Outcomes and outcome adjudication

  1. 1.

    Change in the RHI from baseline after 12 weeks of vildagliptin vs. glibenclamide treatment.

  2. 2.

    Change in the central blood pressure from baseline to after 12 weeks of vildagliptin vs. glibenclamide treatment.

Statistical considerations

Sample size and power calculations

The site http://www.lee.dante.br-pesquisa was used to estimate the sample size, considering a 30 % change in the RHI between treatment groups as clinically relevant. Assuming a standard deviation of 0.3 would require a total of 21 subjects to detect a 30 % change in the RHI with a power of 80 % at a significant level of 0.05. However, considering a potential 20 % of drop-out or lost to follow-up rate, a total of 50 patients (25 for each group) will be considered.

Statistics

All analysis will be performed using SPSS Statistical Software (IBM SPSS Statistics for Windows, Version 21.0. Armonk, NY: IBM Corp.). Continuous variables will be presented as mean ± SD and categorical variables as frequencies. Differences between the both groups at baseline will be evaluated by unpaired t test or the Mann–Whitney test for comparison of continuous variables. The Chi square test or Fisher’s exact test will be employed to compare categorical variables. The change from baseline to 12-weeks follow-up in the both groups will be evaluated using the paired t test for continuous variables. Pearson’s correlation will be used to assess the relationship between HbA1c and RHI and AIx, after confirmation of similarity between groups in respect to demographic data (age, gender, GFR, and comorbidities: hypertension and dyslipidemia) and HbA1c targets after 12 weeks of considered treatment. Thus, the Pearson’s correlation obtained will be potentially consequent to distinct therapeutic responses. For all analysis, a 2-sided P < 0.05 will be considered statistically significant.

Results/discussion

The study has started in December 2013 and patient recruitment is programed until October 2015. It is expected that vildagliptin will improve the endothelial function in patients with T2DM and hypertension more than glibenclamide treatment.
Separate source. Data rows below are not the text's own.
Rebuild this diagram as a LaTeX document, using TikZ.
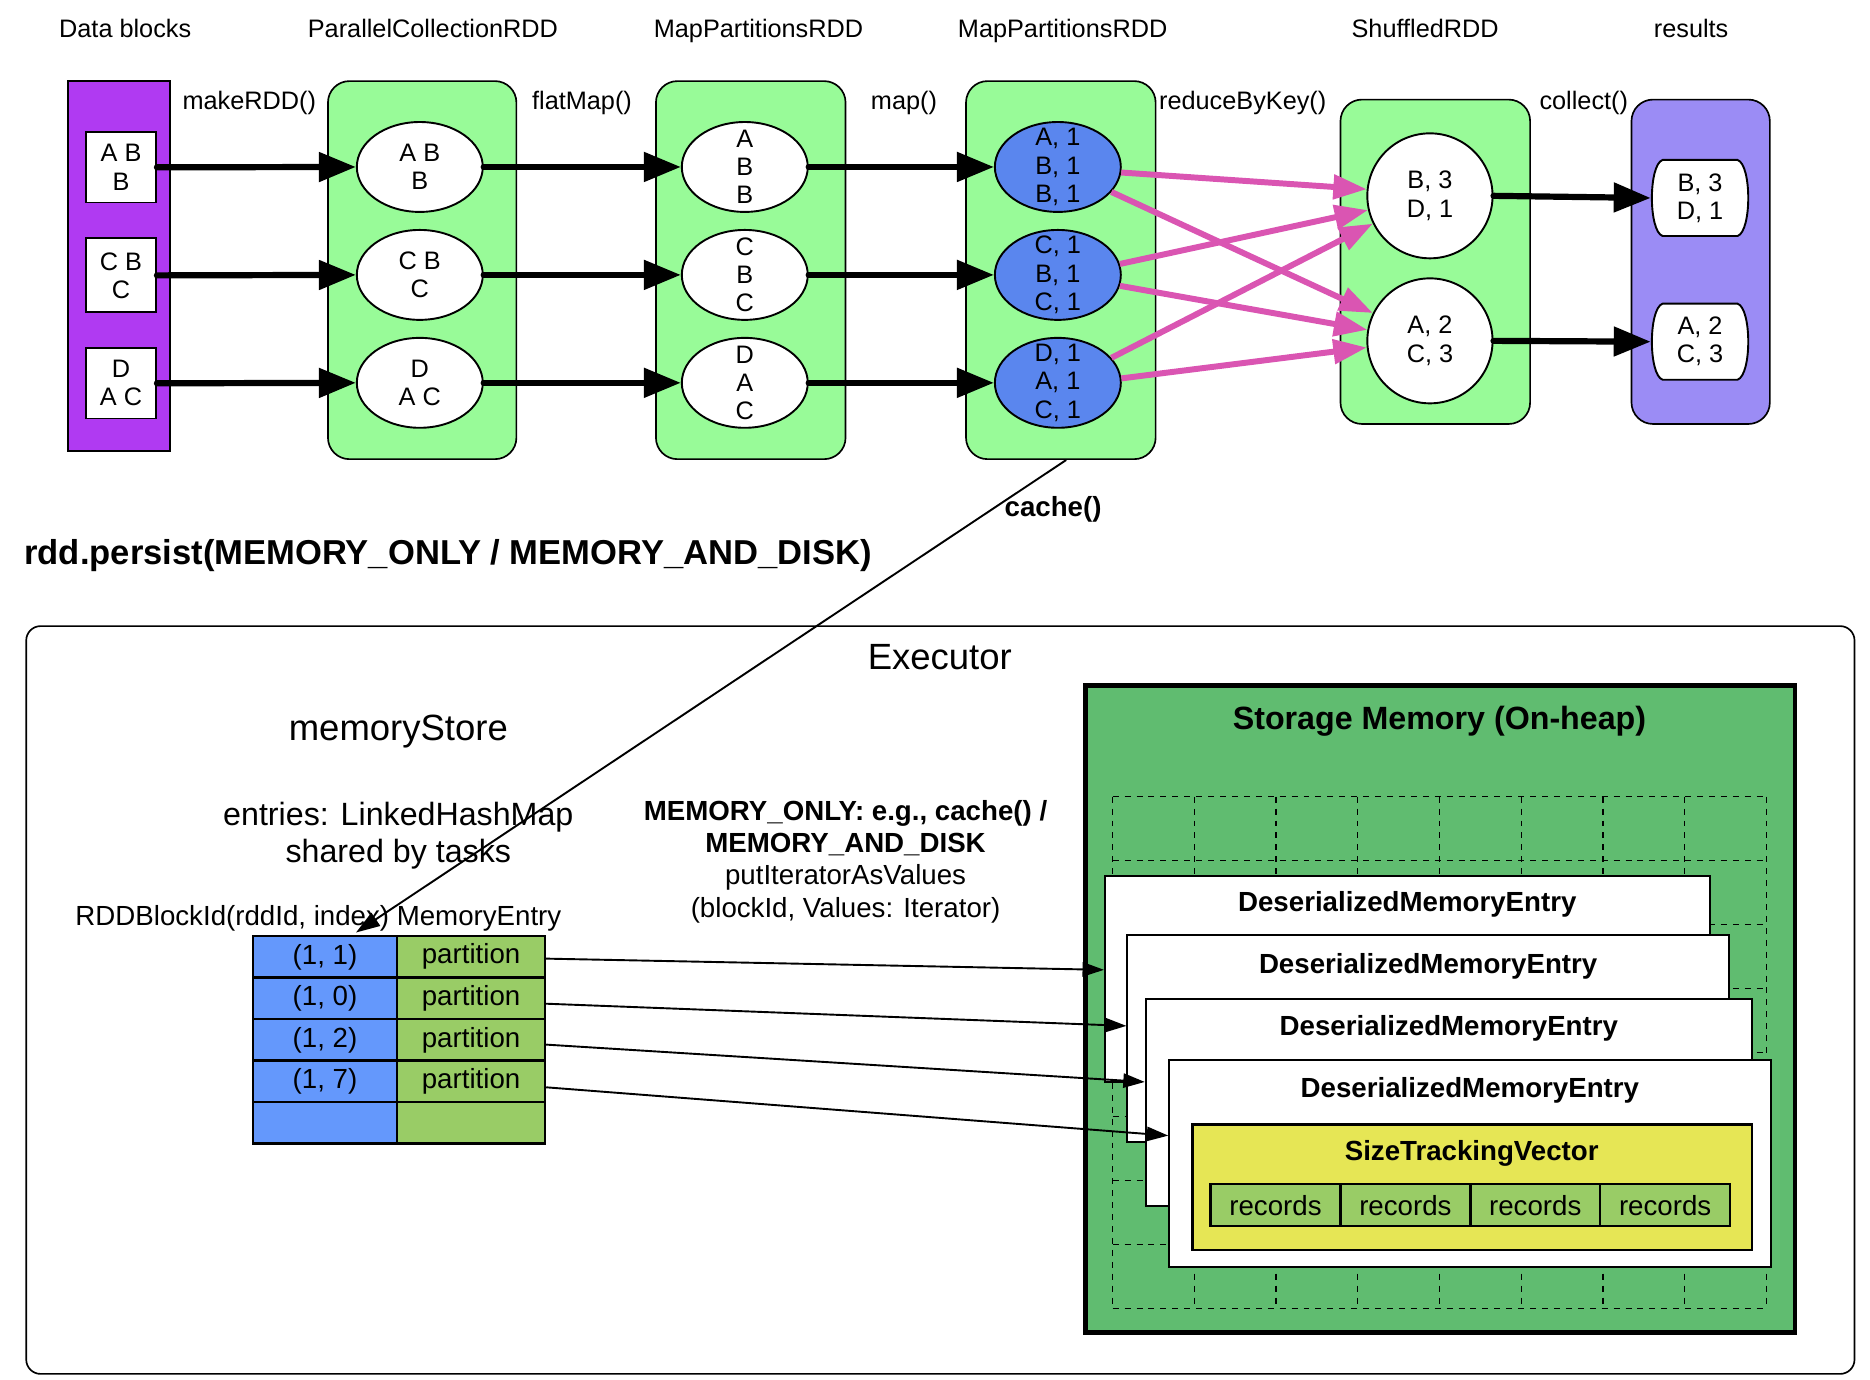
\documentclass[tikz,border=0pt]{standalone}
\usepackage{fontspec}
\setmainfont{Liberation Sans}
\usetikzlibrary{arrows.meta,shapes.geometric,calc}
\definecolor{dataPurple}{RGB}{176,58,242}
\definecolor{rddGreen}{RGB}{152,251,152}
\definecolor{partBlue}{RGB}{90,134,238}
\definecolor{resPurple}{RGB}{155,140,245}
\definecolor{shufPink}{RGB}{218,85,178}
\definecolor{storeGreen}{RGB}{96,188,112}
\definecolor{tabBlue}{RGB}{100,152,252}
\definecolor{tabGreen}{RGB}{153,204,102}
\definecolor{vecYellow}{RGB}{230,230,85}
\newcommand{\fsTop}{\fontsize{10.6}{11.8}\selectfont}
\newcommand{\fsMid}{\fontsize{11.6}{13.5}\selectfont}
\newcommand{\fsEnt}{\fontsize{13.5}{15.5}\selectfont}
\newcommand{\fsBig}{\fontsize{15.3}{18}\selectfont}
\newcommand{\fsPersist}{\fontsize{14.5}{17}\selectfont}
\begin{document}
\begin{tikzpicture}[x=0.5pt,y=-0.5pt,
  toplbl/.style={inner sep=0pt, anchor=base, font=\fsTop},
  midlbl/.style={inner sep=0pt, anchor=base, font=\fsMid},
  ntxt/.style={inner sep=0pt, align=center, font=\fsTop},
  rddbox/.style={draw, line width=0.7pt, fill=rddGreen, rounded corners=9pt, minimum width=79pt, minimum height=158.5pt, inner sep=0pt},
  blockbox/.style={draw, line width=0.8pt, fill=white, minimum width=29.3pt, minimum height=29.5pt, inner sep=0pt},
  ellw/.style={ellipse, draw, line width=0.8pt, fill=white, minimum width=52.8pt, minimum height=37.7pt, inner sep=0pt},
  ellb/.style={ellw, fill=partBlue},
  ellbig/.style={ellipse, draw, line width=0.8pt, fill=white, minimum width=52.5pt, minimum height=52.4pt, inner sep=0pt},
  resframe/.style={draw=none, minimum width=41pt, minimum height=31.5pt, inner sep=0pt},
  resline/.style={draw, line width=0.8pt, fill=white},
  bigarrow/.style={line width=2.6pt, line cap=round, -{Triangle[length=15.5pt,width=12pt]}},
  pinkarrow/.style={draw=shufPink, line width=2.5pt, -{Triangle[length=14pt,width=10pt]}},
  thinarrow/.style={line width=0.8pt, -{Triangle[length=9pt,width=6pt]}},
  cellb/.style={draw, line width=1pt, fill=tabBlue, minimum width=60.5pt, minimum height=17.4pt, inner sep=0pt, font=\fsMid},
  cellg/.style={draw, line width=1pt, fill=tabGreen, minimum width=62pt, minimum height=17.4pt, inner sep=0pt, font=\fsMid},
  reccell/.style={draw, line width=1pt, fill=tabGreen, minimum width=54.45pt, minimum height=17.5pt, inner sep=0pt, font=\fsMid},
  dmebox/.style={draw, line width=0.8pt, fill=white, inner sep=0pt},
  gridln/.style={line width=0.55pt, dash pattern=on 2.5pt off 2.5pt}
]
\useasboundingbox (0,0) rectangle (1568,1157);

% ---------------- headers
\node[toplbl] (hData) at (105,31.5) {Data blocks};
\node[toplbl] (hPar) at (363,31.5) {ParallelCollectionRDD};
\node[toplbl] (hMapA) at (636,31.5) {MapPartitionsRDD};
\node[toplbl] (hMapB) at (891,31.5) {MapPartitionsRDD};
\node[toplbl] (hShuf) at (1195,31.5) {ShuffledRDD};
\node[toplbl] (hRes) at (1418,31.5) {results};

% ---------------- containers
\node[draw, line width=0.8pt, fill=dataPurple, minimum width=42.8pt, minimum height=155.3pt, inner sep=0pt] (dataCol) at (100,223) {};
\node[rddbox] (gPar) at (354,226.5) {};
\node[rddbox, minimum width=79.5pt] (gMapA) at (629.5,226.5) {};
\node[rddbox, minimum width=79.5pt] (gMapB) at (889.5,226.5) {};
\node[rddbox, minimum width=79.5pt, minimum height=136pt] (gShuf) at (1203.5,219.5) {};
\node[rddbox, fill=resPurple, minimum width=58pt, minimum height=136pt] (gRes) at (1426,219.5) {};

% operation labels
\node[toplbl] (lMake) at (209,92) {makeRDD()};
\node[toplbl] (lFlat) at (488,92) {flatMap()};
\node[toplbl] (lMap) at (758,92) {map()};
\node[toplbl] (lReduce) at (1042,92) {reduceByKey()};
\node[toplbl] (lCollect) at (1328,92) {collect()};

% data blocks
\node[blockbox] (d1) at (101.5,140.3) {};
\node[blockbox, minimum height=31pt] (d2) at (101.5,230.9) {};
\node[blockbox] (d3) at (101.5,321.4) {};
\node[ntxt] (d1t) at (d1.center) {A B\\B};
\node[ntxt] (d2t) at (d2.center) {C B\\C};
\node[ntxt] (d3t) at (d3.center) {D\\A C};

% ParallelCollectionRDD partitions
\node[ellw] (p1) at (352,140) {};
\node[ellw] (p2) at (352,230.5) {};
\node[ellw] (p3) at (352,321) {};
\node[ntxt] (p1t) at (p1.center) {A B\\B};
\node[ntxt] (p2t) at (p2.center) {C B\\C};
\node[ntxt] (p3t) at (p3.center) {D\\A C};

% MapPartitionsRDD (flatMap)
\node[ellw] (m1) at (624.5,140) {};
\node[ellw] (m2) at (624.5,230.5) {};
\node[ellw] (m3) at (624.5,321) {};
\node[ntxt] (m1t) at (m1.center) {A\\B\\B};
\node[ntxt] (m2t) at (m2.center) {C\\B\\C};
\node[ntxt] (m3t) at (m3.center) {D\\A\\C};

% MapPartitionsRDD (map)
\node[ellb] (b1) at (887,140) {};
\node[ellb] (b2) at (887,230.5) {};
\node[ellb] (b3) at (887,321) {};
\node[ntxt] (b1t) at (b1.center) {A, 1\\B, 1\\B, 1};
\node[ntxt] (b2t) at (b2.center) {C, 1\\B, 1\\C, 1};
\node[ntxt] (b3t) at (b3.center) {D, 1\\A, 1\\C, 1};

% ShuffledRDD
\node[ellbig] (s1) at (1199,164.2) {};
\node[ellbig] (s2) at (1199,285.8) {};
\node[ntxt] (s1t) at (s1.center) {B, 3\\D, 1};
\node[ntxt] (s2t) at (s2.center) {A, 2\\C, 3};

% results
\node[resframe] (r1) at (1425.5,166) {};
\node[resframe] (r2) at (1425.5,286.5) {};
\foreach \r in {r1,r2}{
  \draw[resline] ($(\r.north west)+(10,0)$) -- ($(\r.north east)+(-10,0)$)
    .. controls ($(\r.north east)+(2,4)$) and ($(\r.south east)+(2,-4)$) .. ($(\r.south east)+(-10,0)$)
    -- ($(\r.south west)+(10,0)$)
    .. controls ($(\r.south west)+(-2,-4)$) and ($(\r.north west)+(-2,4)$) .. cycle;
}
\node[ntxt] (r1t) at (r1.center) {B, 3\\D, 1};
\node[ntxt] (r2t) at (r2.center) {A, 2\\C, 3};

% black arrows
\draw[bigarrow] (d1.east) -- (p1.west);
\draw[bigarrow] (d2.east) -- (p2.west);
\draw[bigarrow] (d3.east) -- (p3.west);
\draw[bigarrow] (p1.east) -- (m1.west);
\draw[bigarrow] (p2.east) -- (m2.west);
\draw[bigarrow] (p3.east) -- (m3.west);
\draw[bigarrow] (m1.east) -- (b1.west);
\draw[bigarrow] (m2.east) -- (b2.west);
\draw[bigarrow] (m3.east) -- (b3.west);
\draw[bigarrow] (s1.east) -- (r1.west);
\draw[bigarrow] (s2.east) -- (r2.west);

% shuffle arrows
\draw[pinkarrow] (b1.-5) -- (s1.174);
\draw[pinkarrow] (b1.-25) -- (s2.154);
\draw[pinkarrow] (b2.10) -- (s1.193);
\draw[pinkarrow] (b2.-10) -- (s2.170);
\draw[pinkarrow] (b3.25) -- (s1.206);
\draw[pinkarrow] (b3.4) -- (s2.186);

% ---------------- lower part
\node[inner sep=0pt, anchor=base west, font=\fsPersist\bfseries] (persist) at (20,473.5) {rdd.persist(MEMORY\_ONLY / MEMORY\_AND\_DISK)};

\node[draw, line width=0.7pt, fill=white, rounded corners=6pt, minimum width=766.5pt, minimum height=313.5pt, inner sep=0pt] (exec) at (788.5,838.5) {};
\node[inner sep=0pt, anchor=base, font=\fsBig] (execT) at (788,561) {Executor};
\node[inner sep=0pt, anchor=base, font=\fsBig] (msT) at (334,621) {memoryStore};
\node[inner sep=0pt, anchor=base, font=\fsEnt] (entT) at (334,692.5) {entries: LinkedHashMap};
\node[inner sep=0pt, anchor=base, font=\fsEnt] (shT) at (334,723.5) {shared by tasks};
\node[midlbl] (keyT) at (267,776) {RDDBlockId(rddId, index) MemoryEntry};

\node[midlbl, font=\fsMid\bfseries] (mo1) at (709,688) {MEMORY\_ONLY: e.g., cache() /};
\node[midlbl, font=\fsMid\bfseries] (mo2) at (709,715) {MEMORY\_AND\_DISK};
\node[midlbl] (mo3) at (709,742) {putIteratorAsValues};
\node[midlbl] (mo4) at (709,769) {(blockId, Values: Iterator)};

% table
\node[cellb] (tb1) at (272.5,802.3) {(1, 1)};
\node[cellb] (tb2) at (272.5,837.1) {(1, 0)};
\node[cellb] (tb3) at (272.5,871.9) {(1, 2)};
\node[cellb] (tb4) at (272.5,906.7) {(1, 7)};
\node[cellb] (tb5) at (272.5,941.5) {};
\node[cellg] (tg1) at (395,802.3) {partition};
\node[cellg] (tg2) at (395,837.1) {partition};
\node[cellg] (tg3) at (395,871.9) {partition};
\node[cellg] (tg4) at (395,906.7) {partition};
\node[cellg] (tg5) at (395,941.5) {};

% storage memory
\node[draw, line width=2pt, fill=storeGreen, minimum width=297.5pt, minimum height=271pt, inner sep=0pt] (store) at (1207.5,846) {};
\node[inner sep=0pt, anchor=base, font=\fsEnt\bfseries] (storeT) at (1207,611.5) {Storage Memory (On-heap)};
\foreach \i in {0,...,8}{
  \draw[gridln] (933+68.5*\i,668) -- (933+68.5*\i,1097);
  \draw[gridln] (933,668+53.625*\i) -- (1481,668+53.625*\i);
}

\node[dmebox, minimum width=253.75pt, minimum height=86.25pt] (dme1) at (1180.25,820.75) {};
\node[midlbl, font=\fsMid\bfseries] (dme1t) at (1180,764) {DeserializedMemoryEntry};
\node[dmebox, minimum width=252.2pt, minimum height=86.8pt] (dme2) at (1197.5,870.8) {};
\node[midlbl, font=\fsMid\bfseries] (dme2t) at (1197.5,816) {DeserializedMemoryEntry};
\node[dmebox, minimum width=254.15pt, minimum height=86.5pt] (dme3) at (1214.85,924.5) {};
\node[midlbl, font=\fsMid\bfseries] (dme3t) at (1214.85,868) {DeserializedMemoryEntry};
\node[dmebox, minimum width=252.15pt, minimum height=86.75pt] (dme4) at (1232.55,975.25) {};
\node[midlbl, font=\fsMid\bfseries] (dme4t) at (1232.5,920) {DeserializedMemoryEntry};

\node[draw, line width=1pt, fill=vecYellow, minimum width=234.6pt, minimum height=52.5pt, inner sep=0pt] (vec) at (1234.4,995.5) {};
\node[midlbl, font=\fsMid\bfseries] (vecT) at (1234,973) {SizeTrackingVector};
\node[reccell] (rc1) at (1069.5,1010.5) {records};
\node[reccell] (rc2) at (1178.4,1010.5) {records};
\node[reccell] (rc3) at (1287.3,1010.5) {records};
\node[reccell] (rc4) at (1396.2,1010.5) {records};

% arrows into entries
\coordinate (in1) at ($(dme1.north west)+(0,79.5)$);
\coordinate (in2) at ($(dme2.north west)+(0,77)$);
\coordinate (in3) at ($(dme3.north west)+(0,70)$);
\coordinate (in4) at ($(dme4.north west)+(0,64.5)$);
\draw[thinarrow] ($(tg1.east)+(0,1.5)$) -- (in1);
\draw[thinarrow] ($(tg2.east)+(0,4.5)$) -- (in2);
\draw[thinarrow] ($(tg3.east)+(0,4)$) -- (in3);
\draw[thinarrow] ($(tg4.east)+(0,5)$) -- (in4);

% cache() connector
\node[midlbl, font=\fsMid\bfseries] (cacheT) at (883,433) {cache()};
\coordinate (cacheEnd) at ($(tb1.north)+(26,-2)$);
\draw[line width=0.8pt, -{Triangle[length=10pt,width=6.5pt]}] ($(gMapB.south)+(4.5,0)$) -- (cacheEnd);
\end{tikzpicture}
\end{document}
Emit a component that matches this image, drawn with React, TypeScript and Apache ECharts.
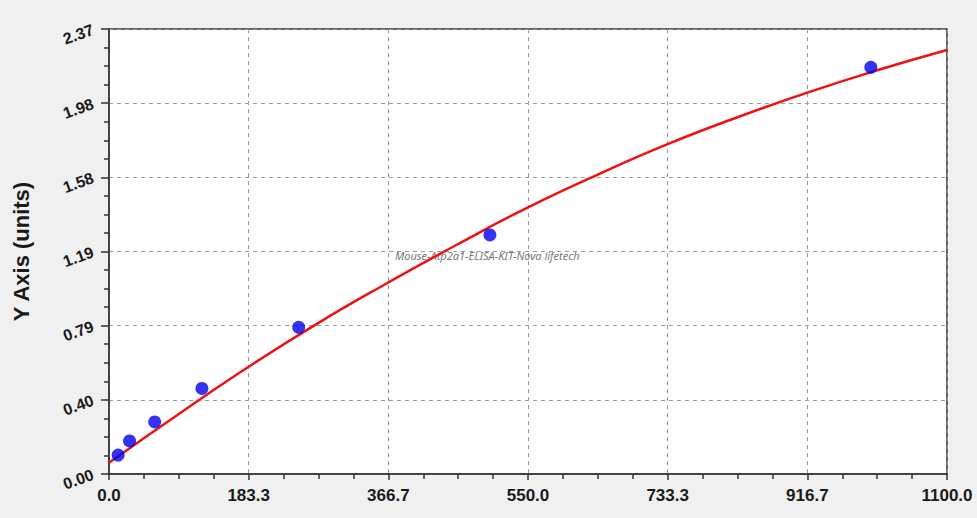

Hyperglycemia causes endothelial dysfunction because it reduces the bioavailability of endothelium-derived nitric oxide (NO). Although the main action of GLP-1 is to increase glucose-stimulated insulin secretion from pancreatic beta cells, there is also evidence of physiological signaling from GLP-1 in endothelial and vascular smooth muscle cells. Thus, GLP-1 has vasodilator actions mediated by a specific GLP-1 receptor in the vascular endothelium and may improve endothelial function in animals and humans [1517], independently of its effect on glycemic control.

Arterial stiffness is recognized as another cardiovascular risk marker [32]. Patients with both HT and DM exhibit higher arterial stiffness compared to those with either DM or HT alone [33]. Applanation tonometry estimates arterial compliance and the central blood pressure and is used to assess arterial stiffness [42, 43]. Evidence shows that the central blood pressure is more relevant to cardiovascular outcomes than the peripheral BP [4446]. On the other hand, Endo-PAT, a non-invasive method, evaluates the vascular vasodilator propriety and, consequently, endothelial function. Both hypoglycemic drugs, vildagliptin and glibenclamide, may improve glycemic control. However, only vildagliptin and other DPP-4 inhibitors have provided beneficial effects of the endothelium [22, 23].

Conclusions

This study will evaluate the effect of vildagliptin compared to glibenclamide, both added-on to metformin, on endothelial function and arterial stiffness in type 2 diabetic patients with hypertension. The improvement of endothelial function will demonstrate that DPP-4 inhibitors could improve cardiovascular outcome, especially in high cardiovascular risk patients.